Amazon CloudWatch is more than just a log viewer or metric counter. It's a full-fledged, integrated platform that helps developers, DevOps teams, and site reliability engineers (SREs) gain insights into application performance, infrastructure health, and security signals — all in a single place. In 2025, CloudWatch stands as one of the most mature and robust monitoring tools in the cloud ecosystem, especially with its deep integration across AWS services like EC2, Lambda, ECS, RDS, DynamoDB, API Gateway, and beyond.

This introduction sets the stage for a deep dive into Monitoring Cloud Services with CloudWatch — from its core concepts and real-time dashboards to custom metrics, alerting strategies, log analysis, and actionable observability workflows that modern teams rely on daily.


🧠 Why Monitoring Is Critical in the Cloud

Monitoring isn’t just about keeping tabs on uptime. It’s about understanding behavior, anticipating failures, and reacting to anomalies before they become outages. With cloud-native architectures becoming more ephemeral, containerized, and event-driven, the complexity has skyrocketed. You can’t manually SSH into every server anymore — and you shouldn’t have to.

In such environments, monitoring must be automated, scalable, contextual, and actionable.

CloudWatch is built to meet these demands. It collects, visualizes, and analyzes metrics and logs across services, offering unified observability without additional agents for most AWS-native resources.

Here’s what makes monitoring in the cloud not just important, but essential:

  • Applications now span multi-AZ and multi-region deployments.
  • Serverless and container-based architectures are harder to trace and debug.
  • Customers expect zero downtime, even during updates.
  • Security teams need alerting for real-time threat detection.
  • Cost optimization depends on understanding usage trends.

📊 What Is AWS CloudWatch?

Amazon CloudWatch is a monitoring and observability service designed for DevOps engineers, system administrators, developers, and SREs. It provides metrics, logs, events, alarms, dashboards, and insights to track performance and usage of AWS resources and on-prem infrastructure.

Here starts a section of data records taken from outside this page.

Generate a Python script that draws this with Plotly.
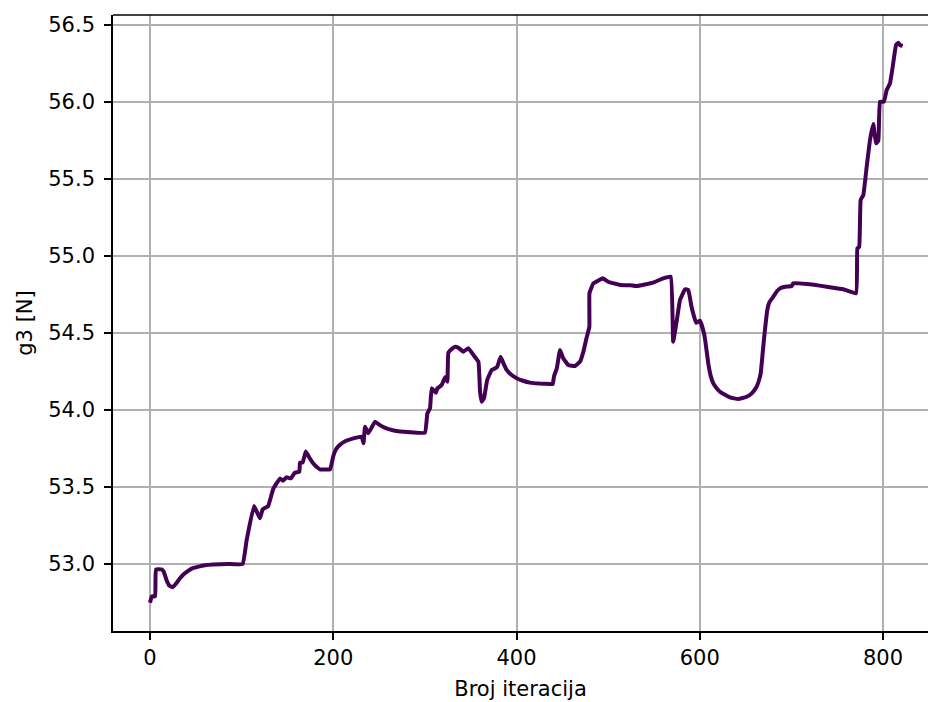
import plotly.graph_objects as go

iterations = [0, 2, 5.5, 6.5, 12.7, 15, 18, 21, 24.7, 28, 32.7, 37, 42, 46, 51, 60, 69, 85, 101,
              105.5, 113.5, 120, 123, 129,
              134.6, 142, 145, 149, 153.6, 158, 163, 163.7, 166.6, 170, 174, 178, 182, 185.5, 196.5,
              200, 203, 207, 214, 222, 231, 233, 234.7, 238.3, 245.6, 250, 258, 266, 276.5, 300,
              302.7, 305.6, 307.4, 312, 313.5,
              318.3, 322, 324.5, 325.6, 329, 332.7, 336.3, 342, 347.4, 353, 358.4, 360.2, 362, 364.5,
              368, 373, 376.5, 379, 382.7, 386, 389.3, 394, 400.2, 407, 414.7, 425, 436.5, 439.5,
              441, 444, 447.5, 451,
              456.5, 463.8, 469.3, 473, 476.6, 479.5, 479.6, 483.9, 487.5, 494, 500, 513, 524, 531,
              549, 560, 568.3, 571, 575, 578.4, 584, 587.5, 591, 596, 600.3, 604.6, 606, 609.3, 612,
              614.8, 618, 622, 627, 633, 642, 651.2, 657, 662, 664.5, 666.5, 670, 673.7, 676, 680.3,
              684, 687.6, 693, 700.3, 702, 716.7, 738.5,
              756.7, 770.5, 772, 774, 775.6, 778.5, 782.2, 785.8, 789.4, 792.3, 794.9, 796.7, 801,
              804, 807.6, 810.6, 814.2, 816.7, 818.5, 821.5]
g3_values = [52.749, 52.79, 52.79, 52.965, 52.965, 52.95, 52.896, 52.86, 52.849, 52.87, 52.907,
             52.935, 52.957, 52.972, 52.98, 52.992, 52.997, 53.0, 53.0,
             53.156, 53.377, 53.297, 53.355, 53.377, 53.49, 53.556, 53.541, 53.563, 53.556,
             53.593, 53.6, 53.658, 53.66, 53.73, 53.69, 53.654, 53.63, 53.615, 53.615,
             53.70, 53.745, 53.773, 53.80, 53.816, 53.827, 53.784, 53.892, 53.849, 53.924, 53.905,
             53.88, 53.867, 53.859, 53.853, 53.978, 54.011, 54.141, 54.112, 54.14,
             54.162, 54.212, 54.184, 54.372, 54.394, 54.41, 54.405, 54.379, 54.401,
             54.357, 54.314, 54.119, 54.054, 54.076, 54.195, 54.26, 54.27, 54.281, 54.346, 54.30,
             54.26, 54.23, 54.206, 54.19, 54.178, 54.172, 54.169, 54.169, 54.221, 54.271, 54.39,
             54.336, 54.292, 54.286, 54.314,
             54.379, 54.472, 54.541, 54.758, 54.823, 54.834, 54.855, 54.833, 54.812, 54.81, 54.805,
             54.827, 54.855, 54.866, 54.444, 54.584, 54.714, 54.784, 54.78, 54.67, 54.567, 54.58,
             54.498, 54.45, 54.303, 54.22, 54.173, 54.145, 54.119, 54.10, 54.082, 54.071, 54.086,
             54.11, 54.151, 54.19, 54.238, 54.455, 54.649, 54.70, 54.736, 54.77, 54.79, 54.80,
             54.805, 54.823, 54.818, 54.801, 54.784, 54.758, 55.05, 55.06, 55.364,
             55.396, 55.58, 55.753, 55.857, 55.732, 55.75, 56.002, 56.002, 56.078, 56.121, 56.229,
             56.37, 56.385, 56.37, 56.364]

x_ticks = [0, 200, 400, 600, 800]
y_ticks = [53.0, 53.5, 54.0, 54.5, 55.0, 55.5, 56.0, 56.5]

fig = go.Figure()
fig.add_trace(go.Scatter(x=iterations, y=g3_values, mode="lines",
                         line=dict(color="#440154", width=4, shape="spline", smoothing=0.3),
                         showlegend=False))

font = dict(family="DejaVu Sans", size=21, color="black")
fig.update_layout(
    width=928, height=702,
    margin=dict(l=113, r=0, t=15, b=71),
    paper_bgcolor="white", plot_bgcolor="white",
    font=font,
    xaxis=dict(range=[-40.4, 849.1], tickvals=x_ticks, ticktext=[str(v) for v in x_ticks],
               showgrid=True, gridcolor="#b0b0b0", gridwidth=1.6, zeroline=False,
               showline=True, linecolor="black", linewidth=1.6,
               ticks="outside", ticklen=7, tickwidth=1.6, tickcolor="black",
               title=dict(text="Broj iteracija", font=font, standoff=12)),
    yaxis=dict(range=[52.565, 56.565], tickvals=y_ticks, ticktext=[f"{v:.1f}" for v in y_ticks],
               showgrid=True, gridcolor="#b0b0b0", gridwidth=1.6, zeroline=False,
               showline=True, linecolor="black", linewidth=1.6,
               ticks="outside", ticklen=7, tickwidth=1.6, tickcolor="black",
               ticklabelstandoff=5,
               title=dict(text="g3 [N]", font=font, standoff=10)),
    shapes=[dict(type="line", xref="paper", yref="paper", x0=0, x1=1, y0=1, y1=1,
                 line=dict(color="black", width=1.6))],
)
fig.write_html("out.html", config={"displayModeBar": False})

with open("out.html", encoding="utf-8") as f:
    html = f.read()
html = html.replace("<head>", "<head><style>html,body{margin:0;padding:0;overflow:hidden;}</style>", 1)
with open("out.html", "w", encoding="utf-8") as f:
    f.write(html)
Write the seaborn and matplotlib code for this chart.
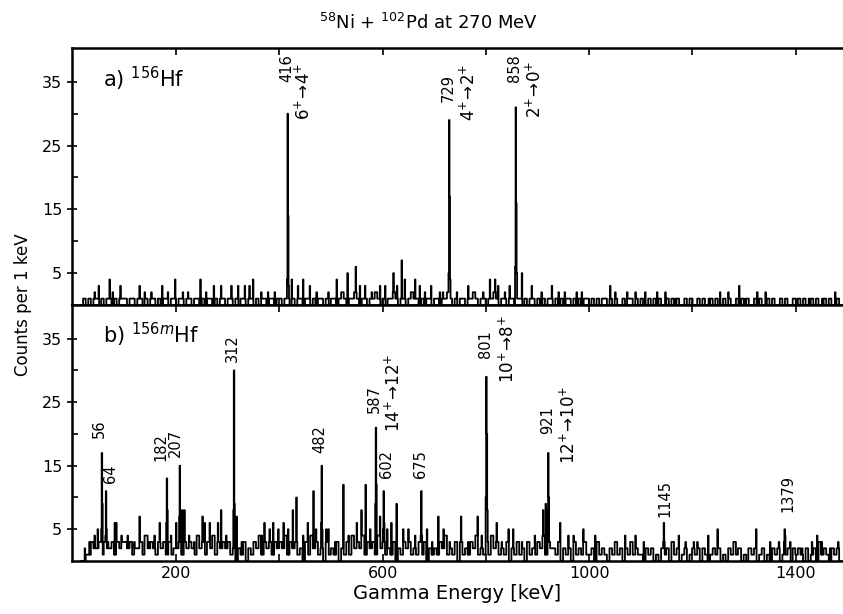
import numpy as np
import matplotlib
matplotlib.use("Agg")
import matplotlib.pyplot as plt
import seaborn as sns

# 1 keV channels
energy = np.arange(15, 1490)

# background counts per 5 keV bin (0-1490 keV), 100 keV per row
top_bg_rows = ["00001010110101101011",
               "10110110101101011011",
               "01101101101011010110",
               "11010110110101101101",
               "10110101101101011010",
               "11012101121011011210",
               "10112101101211010110",
               "11011210101101121011",
               "01121011011011010110",
               "10101101010110101011",
               "01010110101001011010",
               "10010101001010100101",
               "00101001010010100101",
               "01001010010100101001",
               "010100101001010010"]
bot_bg_rows = ["00000113223132231323",
               "32312231423213231312",
               "23132321423132413232",
               "31202130213241323132",
               "32413231203142312031",
               "21302131423241323142",
               "31213021323121313021",
               "21324121303121324121",
               "31423121302131203121",
               "32413221302120312131",
               "12031210213120213121",
               "10212010212031201201",
               "21202101212010213120",
               "10212012010212011202",
               "121020120312102120"]
top_bg = [int(c) for c in "".join(top_bg_rows)]
bot_bg = [int(c) for c in "".join(bot_bg_rows)]

# small single-channel spikes (keV, counts)
top_spike_e = [42, 50, 71, 77, 92, 129, 139, 152, 173, 184, 198, 213, 223, 247,
               258, 273, 287, 307, 320, 333, 342, 349, 365, 378, 391, 424, 436,
               446, 459, 472, 495, 511, 521, 532, 548, 556, 566, 579, 595, 605,
               621, 628, 637, 643, 663, 672, 682, 694, 711, 717, 744, 766, 795,
               808, 818, 824, 837, 846, 870, 889, 908, 928, 941, 953, 976, 986,
               1041, 1051, 1074, 1090, 1109, 1132, 1148, 1168, 1200, 1232, 1254,
               1270, 1291, 1303, 1326, 1342, 1374, 1400, 1426, 1452, 1477]
top_spike_h = [2, 3, 4, 2, 3, 3, 2, 2, 3, 2, 4, 2, 2, 4,
               2, 3, 3, 3, 3, 3, 3, 4, 2, 2, 2, 4, 3,
               4, 3, 2, 2, 4, 2, 5, 6, 3, 3, 2, 3, 3,
               5, 3, 7, 4, 4, 3, 2, 3, 2, 2, 2, 3, 2,
               4, 4, 3, 2, 3, 5, 3, 2, 3, 2, 2, 2, 2,
               3, 2, 2, 2, 2, 2, 2, 1, 1, 1, 2,
               2, 3, 1, 2, 2, 1, 1, 1, 1, 2]
bot_spike_e = [23, 32, 42, 48, 68, 81, 84, 94, 106, 119, 129, 139, 148, 158, 168,
               190, 200, 212, 216, 225, 235, 251, 255, 265, 274, 281, 287, 297,
               317, 327, 340, 353, 366, 371, 381, 388, 398, 408, 417, 426, 433,
               446, 455, 466, 471, 491, 495, 508, 524, 534, 550, 559, 567, 576,
               595, 609, 617, 627, 640, 650, 663, 686, 696, 708, 718, 730, 752,
               766, 784, 792, 811, 821, 831, 844, 853, 870, 882, 895, 911, 916,
               944, 960, 970, 989, 1012, 1044, 1070, 1080, 1090, 1106, 1122,
               1174, 1187, 1203, 1210, 1231, 1249, 1270, 1289, 1309, 1324, 1335,
               1351, 1368, 1390, 1413, 1432, 1442, 1451, 1467, 1483]
bot_spike_h = [2, 3, 4, 5, 3, 6, 6, 4, 4, 3, 7, 4, 3, 4, 6,
               4, 6, 8, 8, 4, 3, 7, 6, 6, 4, 6, 8, 4,
               7, 3, 2, 3, 4, 6, 5, 6, 5, 6, 5, 8, 10,
               4, 6, 11, 5, 5, 5, 3, 12, 4, 6, 8, 12, 5,
               7, 5, 6, 9, 5, 5, 4, 5, 3, 7, 5, 3, 7,
               3, 7, 4, 4, 6, 3, 5, 5, 3, 3, 4, 8, 9,
               6, 4, 4, 5, 4, 2, 4, 3, 4, 3, 2,
               4, 3, 3, 3, 4, 5, 2, 2, 2, 5, 2,
               3, 3, 3, 2, 3, 4, 3, 2, 3]

# labelled gamma lines: energy and channel profile around the centroid
top_peak_e = [416, 729, 858]
top_peak_prof = [[4, 30, 14, 3], [5, 29, 17, 4], [6, 31, 16, 5]]
bot_peak_e = [56, 64, 182, 207, 312, 482, 587, 602, 675, 801, 921, 1145, 1379]
bot_peak_prof = [[5, 17, 9], [4, 11, 5], [6, 13, 8], [7, 15, 8], [8, 30, 9],
                 [6, 15, 5], [9, 21, 12], [5, 11, 6], [4, 11, 4],
                 [10, 29, 20, 8], [8, 17, 10], [3, 6, 3], [3, 5, 4]]

# annotations: text, energy of text centre, count at text bottom
top_labels = ["416", r"$6^{+}\!\rightarrow\!4^{+}$", "729", r"$4^{+}\!\rightarrow\!2^{+}$",
              "858", r"$2^{+}\!\rightarrow\!0^{+}$"]
top_label_e = [415, 447, 727, 768, 856, 896]
top_label_y = [34.9, 29.0, 31.9, 28.8, 34.9, 29.3]
bot_labels = ["56", "64", "182", "207", "312", "482", "587",
              r"$14^{+}\!\rightarrow\!12^{+}$", "602", "675", "801",
              r"$10^{+}\!\rightarrow\!8^{+}$", "921", r"$12^{+}\!\rightarrow\!10^{+}$",
              "1145", "1379"]
bot_label_e = [51, 72, 171, 198, 308, 478, 583, 622, 607, 674, 800, 843, 920, 962, 1146, 1385]
bot_label_y = [19.4, 12.3, 15.8, 16.3, 31.4, 17.0, 23.3, 20.3, 13.1, 13.1, 31.9, 28.0,
               20.0, 15.3, 6.9, 7.7]

x_ticks = [200, 400, 600, 800, 1000, 1200, 1400]
x_ticklabels = ["200", "", "600", "", "1000", "", "1400"]


def build_counts(bg, spike_e, spike_h, peak_e, peak_prof):
    counts = np.array(bg)[energy // 5].astype(float)
    for e, h in zip(spike_e, spike_h):
        counts[e - energy[0]] = max(counts[e - energy[0]], h)
    for e, prof in zip(peak_e, peak_prof):
        i = e - energy[0] - 1
        counts[i:i + len(prof)] = prof
    return counts


top_counts = build_counts(top_bg, top_spike_e, top_spike_h, top_peak_e, top_peak_prof)
bot_counts = build_counts(bot_bg, bot_spike_e, bot_spike_h, bot_peak_e, bot_peak_prof)

sns.set_style("ticks")
plt.rcParams["font.family"] = ["DejaVu Sans"]
plt.rcParams["mathtext.fontset"] = "dejavusans"
for key in ["text.color", "axes.labelcolor", "xtick.color", "ytick.color", "axes.edgecolor"]:
    plt.rcParams[key] = "black"

fig = plt.figure(figsize=(8.43, 6.14), dpi=100)
ax_top = fig.add_axes([72 / 843, 1 - 305 / 614, 771 / 843, 257 / 614])
ax_bot = fig.add_axes([72 / 843, 1 - 561 / 614, 771 / 843, 256 / 614])

for ax, counts, labels, le, ly in [(ax_top, top_counts, top_labels, top_label_e, top_label_y),
                                   (ax_bot, bot_counts, bot_labels, bot_label_e, bot_label_y)]:
    sns.lineplot(x=energy, y=counts, ax=ax, color="black", lw=1.3,
                 drawstyle="steps-mid", estimator=None)
    ax.set_xlim(-2, 1492)
    ax.set_ylim(0, 40.3)
    ax.set_yticks([5, 15, 25, 35])
    ax.set_yticks([10, 20, 30], minor=True)
    ax.set_xticks(x_ticks)
    ax.tick_params(axis="y", which="major", direction="inout", length=7, width=1.2, labelsize=11.5)
    ax.tick_params(axis="y", which="minor", direction="in", length=4, width=1.2)
    ax.tick_params(axis="x", direction="in", length=5, width=1.2, top=True, labelsize=11.5)
    ax.spines["right"].set_visible(False)
    for s in ["left", "top", "bottom"]:
        ax.spines[s].set_linewidth(1.8)
    ax.set_xlabel("")
    ax.set_ylabel("")
    for t, e, y in zip(labels, le, ly):
        size = 12 if t.startswith("$") else 10.5
        ax.text(e, y, t, rotation=90, ha="center", va="bottom", fontsize=size)

ax_top.set_xticklabels([])
ax_bot.set_xticklabels(x_ticklabels)

ax_top.text(58, 33.3, r"a) $^{156}$Hf", fontsize=15, ha="left", va="bottom")
ax_bot.text(58, 33.3, r"b) $^{156m}$Hf", fontsize=15, ha="left", va="bottom")

fig.text(0.508, 0.962, r"$^{58}$Ni + $^{102}$Pd at 270 MeV", ha="center", va="center", fontsize=13)
fig.text(0.027, 1 - 305 / 614, "Counts per 1 keV", rotation=90, ha="center", va="center", fontsize=12)
ax_bot.set_xlabel("Gamma Energy [keV]", fontsize=14, labelpad=2)

fig.savefig("out.png", dpi=100)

Think of it as your cloud’s control tower — receiving telemetry from all AWS services, letting you:

  • View resource usage trends
  • Set thresholds and alarms
  • Monitor logs in real time
  • Create anomaly detection workflows
  • Correlate issues across services
  • Automate responses via AWS Lambda or EventBridge

🔍 CloudWatch Use Cases by Service

AWS Service

What CloudWatch Monitors

EC2

CPU, disk, network, status checks

Lambda

Invocation count, duration, errors, concurrency

ECS/EKS

Container memory/CPU usage, task restarts

RDS

DB connections, CPU utilization, IOPS

DynamoDB

Read/write capacity, throttles, latency

API Gateway

Latency, integration errors, 4xx/5xx response codes

S3

Request count, errors, latency


🧰 Core Features of CloudWatch

1. Metrics

Out-of-the-box support for hundreds of AWS metrics with support for custom metrics.

2. Logs

Ingest logs from Lambda, EC2, ECS, API Gateway, VPC Flow Logs, and more. Includes Log Insights for SQL-style querying.

3. Alarms

Trigger alarms when thresholds are breached. Automatically notify via SNS, invoke Lambda, or scale infrastructure.

4. Dashboards

Build visual reports across services using graphs, single-value widgets, and custom time ranges.

5. Anomaly Detection

Uses machine learning to model metrics and detect outliers intelligently — no need to manually define thresholds.

6. ServiceLens

Visualize application performance using distributed traces via integration with AWS X-Ray.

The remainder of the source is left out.